The waters have now receded, exposing a grim vista dotted with mangled cars and mountains of stinking debris. Some houses stand at a crazy angle, others have been swept away, leaving behind bare rectangles. In the rubble lies a fishing rod, and a golf club, and a child's rubber ring. This part of town – the low-lying eastern half – is still and silent, as if frozen in time by the violent passage of the floods.
Among the few vehicles in Grantham yesterday was a funeral van. Another body had been found, bringing the total death toll in Brisbane and the Lockyer Valley to 16. The Grantham fatalities include a man who died while trying to lift his disabled mother out of reach of the angry waters and the wife and two children of a local firefighter.

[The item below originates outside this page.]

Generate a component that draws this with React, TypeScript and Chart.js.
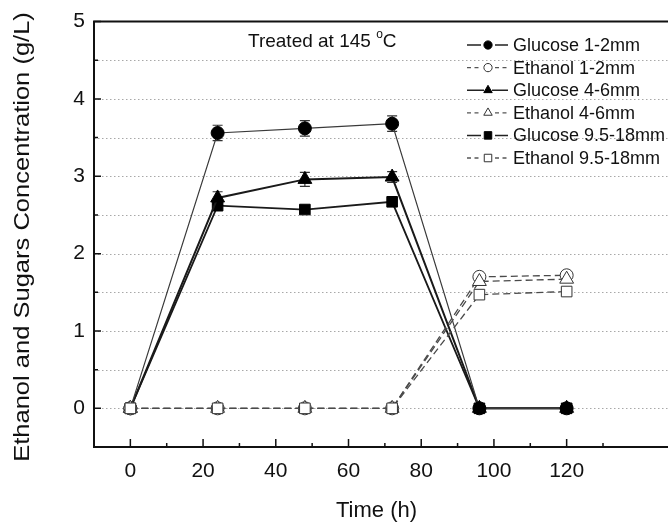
import React, { useEffect, useRef } from 'react';
import { Chart, registerables } from 'chart.js';

Chart.register(...registerables);

const times = [0, 24, 48, 72, 96, 120];
const glucose12 = [0, 3.56, 3.62, 3.68, 0, 0];
const glucose12Err = [0, 0.1, 0.1, 0.1, 0, 0];
const ethanol12 = [0, 0, 0, 0, 1.7, 1.72];
const ethanol12Err = [0, 0, 0, 0, 0.04, 0.04];
const glucose46 = [0, 2.72, 2.96, 2.99, 0, 0];
const glucose46Err = [0, 0.08, 0.09, 0.07, 0, 0];
const ethanol46 = [0, 0, 0, 0, 1.64, 1.67];
const ethanol46Err = [0, 0, 0, 0, 0.04, 0.04];
const glucose918 = [0, 2.62, 2.57, 2.67, 0, 0];
const glucose918Err = [0, 0.04, 0.04, 0.05, 0, 0];
const ethanol918 = [0, 0, 0, 0, 1.47, 1.51];
const ethanol918Err = [0, 0, 0, 0, 0.03, 0.03];

const xMajorTicks = [0, 20, 40, 60, 80, 100, 120];
const xMinorTicks = [10, 30, 50, 70, 90, 110, 130];
const yMajorTicks = [0, 1, 2, 3, 4, 5];
const yMinorTicks = [-0.5, 0.5, 1.5, 2.5, 3.5, 4.5];
const yGridLines = [0, 0.5, 1, 1.5, 2, 2.5, 3, 3.5, 4, 4.5];

const xTitle = 'Time (h)';
const yTitle = 'Ethanol and Sugars Concentration (g/L)';
const noteText = 'Treated at 145 ';
const FONT = '"Liberation Sans", Arial, sans-serif';

const toPts = (arr: number[]) => times.map((t, i) => ({ x: t, y: arr[i] }));

const seriesDefs = [
  { label: 'Glucose 1-2mm', data: glucose12, err: glucose12Err, style: 'circle', filled: true, dash: [] as number[], width: 1.2, color: '#3a3a3a', order: 2 },
  { label: 'Ethanol 1-2mm', data: ethanol12, err: ethanol12Err, style: 'circle', filled: false, dash: [7, 4], width: 1.3, color: '#4a4a4a', order: 1 },
  { label: 'Glucose 4-6mm', data: glucose46, err: glucose46Err, style: 'triangle', filled: true, dash: [] as number[], width: 2, color: '#1a1a1a', order: 2 },
  { label: 'Ethanol 4-6mm', data: ethanol46, err: ethanol46Err, style: 'triangle', filled: false, dash: [7, 4], width: 1.3, color: '#4a4a4a', order: 0.5 },
  { label: 'Glucose 9.5-18mm', data: glucose918, err: glucose918Err, style: 'rect', filled: true, dash: [] as number[], width: 1.8, color: '#1a1a1a', order: 2 },
  { label: 'Ethanol 9.5-18mm', data: ethanol918, err: ethanol918Err, style: 'rect', filled: false, dash: [7, 4], width: 1.3, color: '#4a4a4a', order: 0 },
];

function markerRadius(style: string) {
  if (style === 'circle') return 6.5;
  if (style === 'triangle') return 8;
  return 7.5;
}

function drawMarker(ctx: CanvasRenderingContext2D, style: string, x: number, y: number, filled: boolean, small: boolean) {
  ctx.save();
  ctx.setLineDash([]);
  ctx.lineWidth = 1;
  ctx.strokeStyle = filled ? '#000' : '#333';
  ctx.fillStyle = filled ? '#000' : '#fff';
  const s = small ? 0.75 : 1;
  ctx.beginPath();
  if (style === 'circle') {
    ctx.arc(x, y, 5.5 * s, 0, Math.PI * 2);
  } else if (style === 'triangle') {
    const r = 6.5 * s;
    ctx.moveTo(x, y - r);
    ctx.lineTo(x + r * 0.866, y + r * 0.5);
    ctx.lineTo(x - r * 0.866, y + r * 0.5);
    ctx.closePath();
  } else {
    const h = 5 * s;
    ctx.rect(x - h, y - h, 2 * h, 2 * h);
  }
  ctx.fill();
  ctx.stroke();
  ctx.restore();
}

const framePlugin = {
  id: 'frame',
  beforeDatasetsDraw(chart: any) {
    const { ctx, chartArea } = chart;
    const xs = chart.scales.x;
    const ys = chart.scales.y;
    const { left, top, bottom } = chartArea;
    const right = chart.width;
    ctx.save();
    // dotted grid lines
    ctx.strokeStyle = '#a8a8a8';
    ctx.lineWidth = 1;
    ctx.setLineDash([1.5, 2.5]);
    yGridLines.forEach((v) => {
      const py = Math.round(ys.getPixelForValue(v)) + 0.5;
      ctx.beginPath();
      ctx.moveTo(left, py);
      ctx.lineTo(right, py);
      ctx.stroke();
    });
    ctx.setLineDash([]);
    // error bars
    chart.data.datasets.forEach((ds: any, di: number) => {
      const meta = chart.getDatasetMeta(di);
      const err: number[] = seriesDefs[di].err;
      meta.data.forEach((pt: any, i: number) => {
        const e = err[i];
        if (!e) return;
        const v = ds.data[i].y;
        const px = pt.x;
        const y1 = ys.getPixelForValue(v + e);
        const y2 = ys.getPixelForValue(v - e);
        ctx.strokeStyle = '#333';
        ctx.lineWidth = 1.2;
        ctx.beginPath();
        ctx.moveTo(px, y1);
        ctx.lineTo(px, y2);
        ctx.moveTo(px - 5, y1);
        ctx.lineTo(px + 5, y1);
        ctx.moveTo(px - 5, y2);
        ctx.lineTo(px + 5, y2);
        ctx.stroke();
      });
    });
    // frame
    ctx.strokeStyle = '#111';
    ctx.lineWidth = 2;
    ctx.beginPath();
    ctx.moveTo(left, bottom);
    ctx.lineTo(left, top);
    ctx.lineTo(right, top);
    ctx.moveTo(left - 1, bottom);
    ctx.lineTo(right, bottom);
    ctx.stroke();
    // inner ticks
    ctx.lineWidth = 1.5;
    ctx.beginPath();
    xMajorTicks.forEach((v) => {
      const px = xs.getPixelForValue(v);
      ctx.moveTo(px, bottom);
      ctx.lineTo(px, bottom - 8);
    });
    xMinorTicks.forEach((v) => {
      const px = xs.getPixelForValue(v);
      ctx.moveTo(px, bottom);
      ctx.lineTo(px, bottom - 4);
    });
    yMajorTicks.forEach((v) => {
      const py = ys.getPixelForValue(v);
      ctx.moveTo(left, py);
      ctx.lineTo(left + 7, py);
    });
    yMinorTicks.forEach((v) => {
      const py = ys.getPixelForValue(v);
      ctx.moveTo(left, py);
      ctx.lineTo(left + 4, py);
    });
    ctx.stroke();
    ctx.restore();
  },
  afterDraw(chart: any) {
    const { ctx } = chart;
    ctx.save();
    // note text
    ctx.fillStyle = '#111';
    ctx.textBaseline = 'alphabetic';
    ctx.textAlign = 'left';
    ctx.font = `19px ${FONT}`;
    const nx = 248;
    const ny = 47;
    ctx.fillText(noteText, nx, ny);
    const w = ctx.measureText(noteText).width;
    ctx.font = `12px ${FONT}`;
    ctx.fillText('o', nx + w, ny - 9);
    const ow = ctx.measureText('o').width;
    ctx.font = `19px ${FONT}`;
    ctx.fillText('C', nx + w + ow, ny);

    // legend
    const lx0 = 467;
    const lx1 = 508;
    const mx = 488;
    const rowY0 = 45;
    const rowH = 22.6;
    seriesDefs.forEach((s, i) => {
      const y = rowY0 + i * rowH;
      ctx.strokeStyle = s.filled ? '#222' : '#555';
      ctx.lineWidth = s.filled ? 1.5 : 1.3;
      ctx.setLineDash(s.filled ? [] : [4, 3.5]);
      const gap = s.style === 'triangle' && s.filled ? 0 : 6;
      ctx.beginPath();
      ctx.moveTo(lx0, y);
      ctx.lineTo(mx - 4 - gap / 2, y);
      ctx.moveTo(mx + 4 + gap / 2, y);
      ctx.lineTo(lx1, y);
      ctx.stroke();
      ctx.setLineDash([]);
      drawMarker(ctx, s.style, mx, y, s.filled, true);
      ctx.fillStyle = '#111';
      ctx.font = `18px ${FONT}`;
      ctx.textBaseline = 'middle';
      ctx.fillText(s.label, 513, y + 1);
    });

    // y title (stretched along its length)
    ctx.translate(23, 237);
    ctx.rotate(-Math.PI / 2);
    ctx.scale(1.16, 1);
    ctx.font = `22px ${FONT}`;
    ctx.textAlign = 'center';
    ctx.textBaseline = 'middle';
    ctx.fillStyle = '#111';
    ctx.fillText(yTitle, 0, 0);
    ctx.restore();
  },
};

export default function App() {
  const ref = useRef<HTMLCanvasElement | null>(null);
  useEffect(() => {
    if (!ref.current) return;
    const chart = new Chart(ref.current, {
      type: 'line',
      data: {
        datasets: seriesDefs.map((s) => ({
          label: s.label,
          data: toPts(s.data),
          borderColor: s.color,
          borderWidth: s.width,
          borderDash: s.dash,
          pointStyle: s.style,
          pointRadius: markerRadius(s.style),
          pointBorderWidth: 1,
          pointBackgroundColor: s.filled ? '#000' : '#fff',
          pointBorderColor: s.filled ? '#000' : '#333',
          tension: 0,
          fill: false,
          order: s.order,
        })),
      },
      options: {
        animation: false,
        responsive: false,
        devicePixelRatio: 1,
        layout: { padding: { top: 18, left: 0, right: 0, bottom: 0 } },
        plugins: {
          legend: { display: false },
          tooltip: { enabled: false },
        },
        scales: {
          x: {
            type: 'linear',
            min: -10,
            max: 145.4,
            grid: { display: false, drawTicks: false, tickLength: 0 },
            border: { display: false },
            afterBuildTicks: (s: any) => {
              s.ticks = xMajorTicks.map((v) => ({ value: v }));
            },
            afterFit: (s: any) => {
              s.height = 82;
            },
            ticks: {
              autoSkip: false,
              maxRotation: 0,
              padding: 12,
              color: '#111',
              font: { family: FONT, size: 21 },
            },
            title: {
              display: true,
              text: xTitle,
              color: '#111',
              font: { family: FONT, size: 22 },
              padding: { top: 6, bottom: 5 },
            },
          },
          y: {
            type: 'linear',
            min: -0.5,
            max: 5,
            grid: { display: false, drawTicks: false, tickLength: 0 },
            border: { display: false },
            afterBuildTicks: (s: any) => {
              s.ticks = yMajorTicks.map((v) => ({ value: v }));
            },
            afterFit: (s: any) => {
              s.width = 94;
            },
            ticks: {
              autoSkip: false,
              padding: 9,
              color: '#111',
              font: { family: FONT, size: 21 },
            },
          },
        },
      },
      plugins: [framePlugin],
    });
    return () => chart.destroy();
  }, []);
  return (
    <div style={{ position: 'absolute', left: 0, top: 0, width: 668, height: 529, background: '#fff' }}>
      <canvas ref={ref} width={668} height={529} />
    </div>
  );
}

Locals speak in whispered tones about the missing, as if not wishing to tempt fate. Whole families are still unaccounted for, they say.
Mr Warburton is tormented by thoughts of those he was unable to help. "I'm just trying to work it out – trying to put it into filing cabinets in my head so I can close it up."
Ms Johnson is haunted by the image of cars being sucked into the swollen creek. "You can't sleep at night," she said. "You go to close your eyes and all you can see is those little kids [at the railway bridge]. And you hear the noise of the cars hitting against the bridge."
Grantham will be rebuilt, survivors say. But Mr Warburton knows of four families so traumatised by this week's events that they have vowed not to return even to salvage their possessions.
Brian Squires ran to his house after seeing the wall of water approaching. "It nearly beat me back, it was coming up so fast," he said. His home was totally flooded. His wife, Janice, wants to leave Grantham.
When the search for bodies has concluded and residents are allowed back in, the healing process will begin, says Ms Johnson. "Then we can all grieve and mourn for those that we've lost."